Japan’s digital yen may spark a turf war, says Hideki Murai, who heads the ruling party’s digital currencies panel. Digital yen plan to become clearer by late next year.

(AF)  Japan’s digital yen has the potential to reshape its financial industry and may spark a turf war between traditional lenders and online platform operators, said a  top lawmaker.

Hideki Murai, who heads the ruling Liberal Democratic Party’s panel on digital currencies, told Reuters in an interview published Monday that the nation will have more clarity on what a digital yen would look like by late next year.

The Bank of Japan in April launched the first phase of its central bank digital currency (CBDC) experiment, joining counterparts aiming to match the rapid pace of private innovation. It hopes to move to the second phase next year to lay out some key functions of a digital yen, such as which entities will serve as intermediaries between the BOJ and deposit holders.

Japan’s financial industry is already facing massive change as non-bank retailers begin to offer various online settlement means, venturing into the turf of commercial banks. If the digital currency is designed in a way that makes commercial banks key intermediaries, that could shift business and data away from such platform providers back to the banks, Murai said.

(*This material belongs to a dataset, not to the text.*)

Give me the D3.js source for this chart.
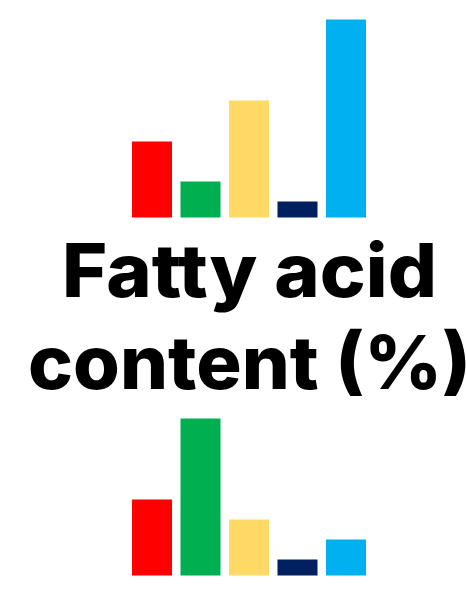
<!DOCTYPE html>
<html>
<head>
<meta charset="utf-8">
<script src="https://cdn.jsdelivr.net/npm/d3@7"></script>
<style>
  html, body { margin: 0; padding: 0; background: #fff; }
  svg { display: block; }
</style>
</head>
<body>
<div id="chart"></div>
<script>
const categories = ['A', 'B', 'C', 'D', 'E']
const colors = ['#FF0000', '#00B050', '#FFD966', '#002060', '#00B0F0']
const topValues = [19, 9, 29.25, 4, 49.5]
const bottomValues = [19, 39.25, 14, 4, 9]
const titleLines = ['Fatty acid', 'content (%)']

const width = 466
const height = 600

const svg = d3.select('#chart').append('svg')
    .attr('width', width)
    .attr('height', height)

const x = d3.scaleBand()
    .domain(categories)
    .range([132, 366])
    .paddingInner(0.175)
    .paddingOuter(0)

const y = d3.scaleLinear()
    .domain([0, 50])
    .range([200, 0])

function drawBars(values, offsetY) {
    const g = svg.append('g')
        .attr('transform', 'translate(0,' + offsetY + ')')
    g.selectAll('rect')
        .data(values)
        .enter()
        .append('rect')
        .attr('x', (d, i) => x(categories[i]))
        .attr('y', d => y(d))
        .attr('width', x.bandwidth())
        .attr('height', d => y(0) - y(d))
        .style('fill', (d, i) => colors[i])
}

drawBars(topValues, 17.5)
drawBars(bottomValues, 375.5)

// title, stretched to the width it takes in the original
const title = svg.append('g')
    .style('font-family', 'Inter, "DejaVu Sans", sans-serif')
    .style('font-weight', 800)
    .style('font-size', '74px')
    .attr('fill', '#000')

title.append('text')
    .attr('x', 62)
    .attr('y', 297)
    .attr('textLength', 375)
    .attr('lengthAdjust', 'spacingAndGlyphs')
    .text(titleLines[0])

title.append('text')
    .attr('x', 28)
    .attr('y', 389)
    .attr('textLength', 443)
    .attr('lengthAdjust', 'spacingAndGlyphs')
    .text(titleLines[1])
</script>
</body>
</html>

“If the BOJ were to issue a CBDC, it would have a huge impact on financial institutions and Japan’s settlement system,” Murai said. “A CBDC has the potential to completely reshape changes occurring in Japan’s financial industry.”

While no immediate decision will be made on whether to issue a CBDC, more details on its design may spur debate on how CBDC issuance could affect financial institutions, he said. That could test the BOJ’s argument that a digital yen will not crowd out or meddle in private businesses, Murai said.

Murai also said the BOJ must ensure a digital yen is compatible with the CBDC of other developed nations partly to counter China’s rapid progress towards issuing a digital yuan. The BOJ is among a group of seven major central banks jointly looking into core features of CBDCs. Japan is closely watching China’s digital yuan, which the People’s Bank of China has been testing for months and some believe will be formally launched next year.

“If a digital yuan becomes so convenient it’s frequently used by tourists or becomes a main settlement means for trade, the relationship between the yen and yuan could change” and erode the yen‘s status as a safe-haven currency, Murai said.

Updated with additional details. With reporting by Reuters.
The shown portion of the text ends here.